#### Task brief:
Skip all pictures, then copy the lines from the start of the data through the line with "const legendTicks = [0.05, 0.10, 0.15];", keeping both ends.
^^^^^^^^^^^^^^^^
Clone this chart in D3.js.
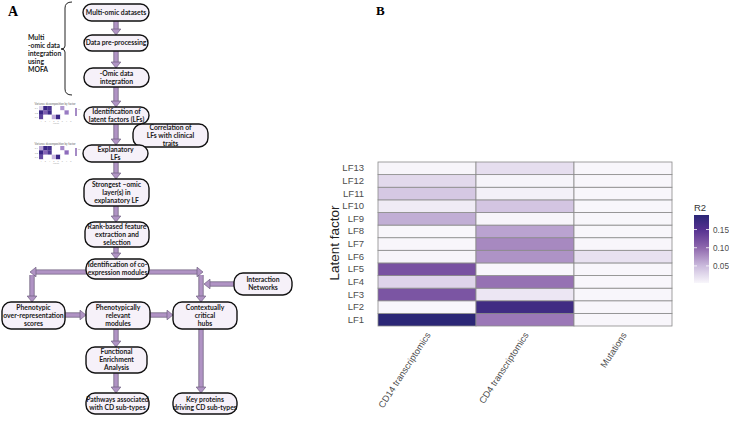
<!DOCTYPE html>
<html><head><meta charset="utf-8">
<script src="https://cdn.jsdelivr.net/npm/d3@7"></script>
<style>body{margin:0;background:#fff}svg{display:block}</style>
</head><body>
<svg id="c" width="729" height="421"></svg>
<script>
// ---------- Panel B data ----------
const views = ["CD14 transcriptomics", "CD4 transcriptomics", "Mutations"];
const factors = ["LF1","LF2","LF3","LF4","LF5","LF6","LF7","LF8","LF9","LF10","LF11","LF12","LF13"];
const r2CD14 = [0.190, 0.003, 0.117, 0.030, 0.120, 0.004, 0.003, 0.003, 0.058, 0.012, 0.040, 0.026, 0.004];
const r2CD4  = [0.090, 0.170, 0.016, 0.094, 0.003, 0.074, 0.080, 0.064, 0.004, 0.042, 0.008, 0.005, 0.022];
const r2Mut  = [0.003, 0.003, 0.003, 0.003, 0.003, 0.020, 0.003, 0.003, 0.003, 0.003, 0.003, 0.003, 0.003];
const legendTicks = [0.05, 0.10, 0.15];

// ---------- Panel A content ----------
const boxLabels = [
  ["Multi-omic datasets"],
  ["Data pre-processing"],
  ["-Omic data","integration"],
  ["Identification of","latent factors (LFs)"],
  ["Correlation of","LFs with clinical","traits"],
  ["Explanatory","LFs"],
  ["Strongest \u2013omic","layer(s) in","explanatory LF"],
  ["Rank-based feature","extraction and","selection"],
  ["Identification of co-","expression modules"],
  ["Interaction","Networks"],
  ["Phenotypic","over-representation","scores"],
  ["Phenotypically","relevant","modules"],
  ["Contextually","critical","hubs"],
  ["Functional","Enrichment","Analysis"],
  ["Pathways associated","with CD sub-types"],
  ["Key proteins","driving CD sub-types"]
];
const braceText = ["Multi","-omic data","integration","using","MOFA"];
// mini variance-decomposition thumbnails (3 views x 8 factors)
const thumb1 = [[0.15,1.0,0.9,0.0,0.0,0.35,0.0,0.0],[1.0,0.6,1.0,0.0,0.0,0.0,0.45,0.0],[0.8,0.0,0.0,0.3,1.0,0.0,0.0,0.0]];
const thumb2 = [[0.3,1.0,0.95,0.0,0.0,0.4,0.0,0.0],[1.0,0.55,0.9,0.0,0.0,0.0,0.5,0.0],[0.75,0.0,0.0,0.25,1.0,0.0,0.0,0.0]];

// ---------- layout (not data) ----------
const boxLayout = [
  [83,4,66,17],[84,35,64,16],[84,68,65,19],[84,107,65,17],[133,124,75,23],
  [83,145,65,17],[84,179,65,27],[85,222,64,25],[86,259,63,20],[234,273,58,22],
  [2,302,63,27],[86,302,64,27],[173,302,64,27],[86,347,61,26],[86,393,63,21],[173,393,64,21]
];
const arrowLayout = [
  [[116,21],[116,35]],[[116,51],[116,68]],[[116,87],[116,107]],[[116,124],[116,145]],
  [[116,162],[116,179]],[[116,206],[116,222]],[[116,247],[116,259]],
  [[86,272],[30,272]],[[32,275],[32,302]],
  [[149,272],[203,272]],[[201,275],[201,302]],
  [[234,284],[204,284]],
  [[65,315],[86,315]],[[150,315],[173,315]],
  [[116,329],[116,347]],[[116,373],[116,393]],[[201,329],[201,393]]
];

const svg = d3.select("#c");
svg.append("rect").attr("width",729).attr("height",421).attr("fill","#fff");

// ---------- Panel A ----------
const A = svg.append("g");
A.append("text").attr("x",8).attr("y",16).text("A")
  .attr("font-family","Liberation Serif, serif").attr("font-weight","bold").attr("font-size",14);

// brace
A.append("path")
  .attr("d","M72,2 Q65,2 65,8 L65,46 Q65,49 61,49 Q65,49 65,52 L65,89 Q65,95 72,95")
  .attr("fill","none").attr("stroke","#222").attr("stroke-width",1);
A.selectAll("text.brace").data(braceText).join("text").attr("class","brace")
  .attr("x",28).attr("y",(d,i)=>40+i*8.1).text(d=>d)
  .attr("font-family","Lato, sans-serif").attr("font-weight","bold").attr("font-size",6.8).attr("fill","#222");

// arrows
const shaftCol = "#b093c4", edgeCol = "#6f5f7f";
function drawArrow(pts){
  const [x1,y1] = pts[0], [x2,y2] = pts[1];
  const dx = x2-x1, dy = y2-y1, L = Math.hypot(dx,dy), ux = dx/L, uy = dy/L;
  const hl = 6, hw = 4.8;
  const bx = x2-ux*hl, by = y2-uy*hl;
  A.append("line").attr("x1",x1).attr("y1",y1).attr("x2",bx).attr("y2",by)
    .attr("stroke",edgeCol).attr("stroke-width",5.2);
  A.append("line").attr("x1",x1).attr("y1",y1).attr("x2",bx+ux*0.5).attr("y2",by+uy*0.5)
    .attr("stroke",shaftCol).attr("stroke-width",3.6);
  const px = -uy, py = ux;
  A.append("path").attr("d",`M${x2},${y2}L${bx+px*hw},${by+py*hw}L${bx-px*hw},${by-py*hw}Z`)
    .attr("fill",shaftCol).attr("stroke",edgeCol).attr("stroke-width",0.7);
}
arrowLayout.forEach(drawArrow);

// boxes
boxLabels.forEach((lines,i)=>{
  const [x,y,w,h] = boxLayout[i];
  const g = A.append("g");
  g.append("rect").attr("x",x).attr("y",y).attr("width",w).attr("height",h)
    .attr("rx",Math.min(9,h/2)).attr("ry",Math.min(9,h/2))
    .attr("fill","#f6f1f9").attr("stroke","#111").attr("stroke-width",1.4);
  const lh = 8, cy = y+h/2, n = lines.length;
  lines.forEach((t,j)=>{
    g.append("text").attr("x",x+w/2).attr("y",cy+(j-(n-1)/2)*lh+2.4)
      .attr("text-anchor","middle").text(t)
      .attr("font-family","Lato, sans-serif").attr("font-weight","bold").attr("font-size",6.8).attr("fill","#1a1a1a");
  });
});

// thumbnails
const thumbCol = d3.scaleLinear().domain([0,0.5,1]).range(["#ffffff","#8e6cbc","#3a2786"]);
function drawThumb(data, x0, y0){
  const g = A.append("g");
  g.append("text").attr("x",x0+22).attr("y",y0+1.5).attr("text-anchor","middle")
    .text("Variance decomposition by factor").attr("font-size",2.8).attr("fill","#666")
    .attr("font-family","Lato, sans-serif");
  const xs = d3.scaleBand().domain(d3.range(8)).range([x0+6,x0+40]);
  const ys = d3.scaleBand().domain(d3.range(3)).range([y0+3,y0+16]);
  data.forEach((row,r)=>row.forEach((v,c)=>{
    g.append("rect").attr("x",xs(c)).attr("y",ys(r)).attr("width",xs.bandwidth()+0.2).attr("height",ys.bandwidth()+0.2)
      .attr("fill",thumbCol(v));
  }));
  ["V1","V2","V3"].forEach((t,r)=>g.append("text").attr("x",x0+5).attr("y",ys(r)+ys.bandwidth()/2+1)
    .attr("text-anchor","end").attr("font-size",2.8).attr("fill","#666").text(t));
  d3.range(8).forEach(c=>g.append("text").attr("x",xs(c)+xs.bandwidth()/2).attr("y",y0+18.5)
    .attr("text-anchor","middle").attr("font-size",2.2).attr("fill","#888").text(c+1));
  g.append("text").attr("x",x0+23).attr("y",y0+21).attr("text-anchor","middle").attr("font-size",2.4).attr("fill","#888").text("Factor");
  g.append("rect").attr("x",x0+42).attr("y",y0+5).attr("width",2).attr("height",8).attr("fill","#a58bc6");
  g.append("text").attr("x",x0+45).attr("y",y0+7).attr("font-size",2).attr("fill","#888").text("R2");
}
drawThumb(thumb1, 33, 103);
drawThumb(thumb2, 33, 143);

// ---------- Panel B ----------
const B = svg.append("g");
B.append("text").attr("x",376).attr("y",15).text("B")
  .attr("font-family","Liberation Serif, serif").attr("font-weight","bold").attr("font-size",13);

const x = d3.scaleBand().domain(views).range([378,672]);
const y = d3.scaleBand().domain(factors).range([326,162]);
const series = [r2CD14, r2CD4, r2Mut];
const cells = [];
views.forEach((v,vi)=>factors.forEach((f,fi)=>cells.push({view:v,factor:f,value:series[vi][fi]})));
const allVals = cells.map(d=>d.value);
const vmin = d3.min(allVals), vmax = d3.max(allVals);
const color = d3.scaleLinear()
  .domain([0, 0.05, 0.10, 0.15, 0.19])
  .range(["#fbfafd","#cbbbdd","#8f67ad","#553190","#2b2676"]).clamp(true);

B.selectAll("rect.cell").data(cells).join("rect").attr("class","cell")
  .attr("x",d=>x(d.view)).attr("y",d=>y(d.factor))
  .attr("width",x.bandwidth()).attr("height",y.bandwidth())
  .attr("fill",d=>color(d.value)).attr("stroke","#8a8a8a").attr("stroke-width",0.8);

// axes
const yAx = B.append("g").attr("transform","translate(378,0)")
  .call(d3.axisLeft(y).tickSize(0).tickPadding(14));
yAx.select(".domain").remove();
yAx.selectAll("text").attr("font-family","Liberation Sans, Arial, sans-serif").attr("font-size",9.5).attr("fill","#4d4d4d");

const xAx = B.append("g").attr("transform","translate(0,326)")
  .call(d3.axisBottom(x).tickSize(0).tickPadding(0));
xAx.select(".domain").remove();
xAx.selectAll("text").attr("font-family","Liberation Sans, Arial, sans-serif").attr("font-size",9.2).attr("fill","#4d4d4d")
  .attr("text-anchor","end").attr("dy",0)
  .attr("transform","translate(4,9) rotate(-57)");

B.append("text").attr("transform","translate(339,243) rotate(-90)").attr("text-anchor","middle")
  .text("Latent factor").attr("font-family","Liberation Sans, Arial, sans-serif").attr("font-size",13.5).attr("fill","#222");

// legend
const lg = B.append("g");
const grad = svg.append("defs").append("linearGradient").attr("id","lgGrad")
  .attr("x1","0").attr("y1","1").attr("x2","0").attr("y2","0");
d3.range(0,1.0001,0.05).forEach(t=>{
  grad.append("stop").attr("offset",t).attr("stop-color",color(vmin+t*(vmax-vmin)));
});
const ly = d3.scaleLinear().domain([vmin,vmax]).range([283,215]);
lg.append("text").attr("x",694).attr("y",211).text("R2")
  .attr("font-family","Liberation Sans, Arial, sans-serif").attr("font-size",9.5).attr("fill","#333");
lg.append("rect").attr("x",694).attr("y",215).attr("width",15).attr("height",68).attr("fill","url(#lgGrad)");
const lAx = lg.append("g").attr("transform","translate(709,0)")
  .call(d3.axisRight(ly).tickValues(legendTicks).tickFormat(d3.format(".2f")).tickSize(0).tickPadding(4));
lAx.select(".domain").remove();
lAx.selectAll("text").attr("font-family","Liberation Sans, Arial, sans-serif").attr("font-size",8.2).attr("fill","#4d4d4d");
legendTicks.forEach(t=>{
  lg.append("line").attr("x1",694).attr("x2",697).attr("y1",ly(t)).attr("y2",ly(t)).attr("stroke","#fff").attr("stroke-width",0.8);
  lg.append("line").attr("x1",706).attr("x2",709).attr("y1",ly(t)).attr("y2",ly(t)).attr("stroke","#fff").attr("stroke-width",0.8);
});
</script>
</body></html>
^^^^^^^^^^^^^^^^
#### Answer to the problem:
Clone this chart in D3.js.
<!DOCTYPE html>
<html><head><meta charset="utf-8">
<script src="https://cdn.jsdelivr.net/npm/d3@7"></script>
<style>body{margin:0;background:#fff}svg{display:block}</style>
</head><body>
<svg id="c" width="729" height="421"></svg>
<script>
// ---------- Panel B data ----------
const views = ["CD14 transcriptomics", "CD4 transcriptomics", "Mutations"];
const factors = ["LF1","LF2","LF3","LF4","LF5","LF6","LF7","LF8","LF9","LF10","LF11","LF12","LF13"];
const r2CD14 = [0.190, 0.003, 0.117, 0.030, 0.120, 0.004, 0.003, 0.003, 0.058, 0.012, 0.040, 0.026, 0.004];
const r2CD4  = [0.090, 0.170, 0.016, 0.094, 0.003, 0.074, 0.080, 0.064, 0.004, 0.042, 0.008, 0.005, 0.022];
const r2Mut  = [0.003, 0.003, 0.003, 0.003, 0.003, 0.020, 0.003, 0.003, 0.003, 0.003, 0.003, 0.003, 0.003];
const legendTicks = [0.05, 0.10, 0.15];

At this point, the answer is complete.